Your instructions >>
Can you transcribe every line exactly and leave the pictures behind?

# # # # # # #

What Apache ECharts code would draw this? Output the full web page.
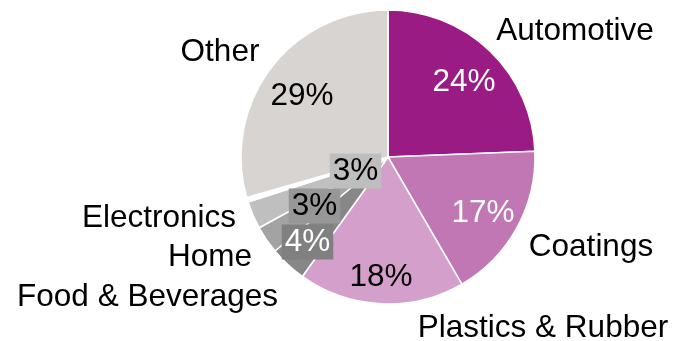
<!DOCTYPE html>
<html>
<head>
<meta charset="utf-8">
<script src="https://cdn.jsdelivr.net/npm/echarts@6/dist/echarts.min.js"></script>
<style>
html,body{margin:0;padding:0;background:#fff;}
#chart{width:673px;height:341px;}
</style>
</head>
<body>
<div id="chart"></div>
<script>
// Data (clockwise from 12 o'clock)
const categories = ['Automotive', 'Coatings', 'Plastics & Rubber', 'Food & Beverages', 'Home', 'Electronics', '', 'Other'];
const values = [24, 17, 18, 4, 3, 3, 0.5, 29];
const percentLabels = ['24%', '17%', '18%', '4%', '3%', '3%', '', '29%'];

// Styles
const sliceColors = ['#9B1B84', '#C077B3', '#D4A0CB', '#878787', '#A3A3A3', '#BFBFBF', '#FFFFFF', '#D7D4D1'];
const pctTextColors = ['#fff', '#fff', '#000', '#fff', '#000', '#000', '#000', '#000'];
const pctBoxColors = [null, null, null, '#808080', '#979797', '#BEBEBE', null, null];
// label placements [x, y, align]
const namePos = [[575, 31, 'center'], [591, 247, 'center'], [543, 328, 'center'], [278, 297, 'right'], [252, 257, 'right'], [236, 218, 'right'], [0, 0, 'center'], [220, 52, 'center']];
const pctPos = [[464, 82], [483, 213], [381, 277], [307.5, 242], [314.5, 206], [355.5, 171], [0, 0], [302, 96]];

const FONT = '"Liberation Sans", Arial, sans-serif';
const FS = 31.5;
const center = [388, 157];
const radius = 147;

const pctData = categories.map((c, i) => ({
  name: c,
  value: values[i],
  itemStyle: { color: sliceColors[i] },
  label: {
    show: percentLabels[i] !== '',
    color: pctTextColors[i],
    backgroundColor: pctBoxColors[i] || 'transparent',
    padding: pctBoxColors[i] ? [2, 3, 1, 3] : 0
  }
}));

const nameData = categories.map((c, i) => ({
  name: c,
  value: values[i],
  label: { show: c !== '' }
}));

const chart = echarts.init(document.getElementById('chart'), null, { renderer: 'canvas' });
chart.setOption({
  animation: false,
  backgroundColor: '#fff',
  series: [
    {
      type: 'pie',
      center: center,
      radius: [0, radius],
      startAngle: 90,
      clockwise: true,
      avoidLabelOverlap: false,
      silent: true,
      itemStyle: { borderColor: '#fff', borderWidth: 1.5 },
      label: {
        position: 'inside',
        fontFamily: FONT,
        fontSize: FS,
        formatter: p => percentLabels[p.dataIndex]
      },
      labelLine: { show: false },
      labelLayout: p => ({ x: pctPos[p.dataIndex][0], y: pctPos[p.dataIndex][1], align: 'center', verticalAlign: 'middle' }),
      data: pctData,
      z: 2
    },
    {
      type: 'pie',
      center: center,
      radius: [0, radius],
      startAngle: 90,
      clockwise: true,
      avoidLabelOverlap: false,
      silent: true,
      itemStyle: { color: 'rgba(0,0,0,0)', borderWidth: 0 },
      label: {
        position: 'outside',
        fontFamily: FONT,
        fontSize: FS,
        color: '#000',
        formatter: p => categories[p.dataIndex]
      },
      labelLine: { show: false },
      labelLayout: p => ({ x: namePos[p.dataIndex][0], y: namePos[p.dataIndex][1], align: namePos[p.dataIndex][2], verticalAlign: 'middle' }),
      data: nameData,
      z: 3
    }
  ]
});
</script>
</body>
</html>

# # # # # # #

Final result >>
What Apache ECharts code would draw this? Output the full web page.
<!DOCTYPE html>
<html>
<head>
<meta charset="utf-8">
<script src="https://cdn.jsdelivr.net/npm/echarts@6/dist/echarts.min.js"></script>
<style>
html,body{margin:0;padding:0;background:#fff;}
#chart{width:673px;height:341px;}
</style>
</head>
<body>
<div id="chart"></div>
<script>
// Data (clockwise from 12 o'clock)
const categories = ['Automotive', 'Coatings', 'Plastics & Rubber', 'Food & Beverages', 'Home', 'Electronics', '', 'Other'];
const values = [24, 17, 18, 4, 3, 3, 0.5, 29];
const percentLabels = ['24%', '17%', '18%', '4%', '3%', '3%', '', '29%'];

// Styles
const sliceColors = ['#9B1B84', '#C077B3', '#D4A0CB', '#878787', '#A3A3A3', '#BFBFBF', '#FFFFFF', '#D7D4D1'];
const pctTextColors = ['#fff', '#fff', '#000', '#fff', '#000', '#000', '#000', '#000'];
const pctBoxColors = [null, null, null, '#808080', '#979797', '#BEBEBE', null, null];
// label placements [x, y, align]
const namePos = [[575, 31, 'center'], [591, 247, 'center'], [543, 328, 'center'], [278, 297, 'right'], [252, 257, 'right'], [236, 218, 'right'], [0, 0, 'center'], [220, 52, 'center']];
const pctPos = [[464, 82], [483, 213], [381, 277], [307.5, 242], [314.5, 206], [355.5, 171], [0, 0], [302, 96]];

const FONT = '"Liberation Sans", Arial, sans-serif';
const FS = 31.5;
const center = [388, 157];
const radius = 147;

const pctData = categories.map((c, i) => ({
  name: c,
  value: values[i],
  itemStyle: { color: sliceColors[i] },
  label: {
    show: percentLabels[i] !== '',
    color: pctTextColors[i],
    backgroundColor: pctBoxColors[i] || 'transparent',
    padding: pctBoxColors[i] ? [2, 3, 1, 3] : 0
  }
}));

const nameData = categories.map((c, i) => ({
  name: c,
  value: values[i],
  label: { show: c !== '' }
}));

const chart = echarts.init(document.getElementById('chart'), null, { renderer: 'canvas' });
chart.setOption({
  animation: false,
  backgroundColor: '#fff',
  series: [
    {
      type: 'pie',
      center: center,
      radius: [0, radius],
      startAngle: 90,
      clockwise: true,
      avoidLabelOverlap: false,
      silent: true,
      itemStyle: { borderColor: '#fff', borderWidth: 1.5 },
      label: {
        position: 'inside',
        fontFamily: FONT,
        fontSize: FS,
        formatter: p => percentLabels[p.dataIndex]
      },
      labelLine: { show: false },
      labelLayout: p => ({ x: pctPos[p.dataIndex][0], y: pctPos[p.dataIndex][1], align: 'center', verticalAlign: 'middle' }),
      data: pctData,
      z: 2
    },
    {
      type: 'pie',
      center: center,
      radius: [0, radius],
      startAngle: 90,
      clockwise: true,
      avoidLabelOverlap: false,
      silent: true,
      itemStyle: { color: 'rgba(0,0,0,0)', borderWidth: 0 },
      label: {
        position: 'outside',
        fontFamily: FONT,
        fontSize: FS,
        color: '#000',
        formatter: p => categories[p.dataIndex]
      },
      labelLine: { show: false },
      labelLayout: p => ({ x: namePos[p.dataIndex][0], y: namePos[p.dataIndex][1], align: namePos[p.dataIndex][2], verticalAlign: 'middle' }),
      data: nameData,
      z: 3
    }
  ]
});
</script>
</body>
</html>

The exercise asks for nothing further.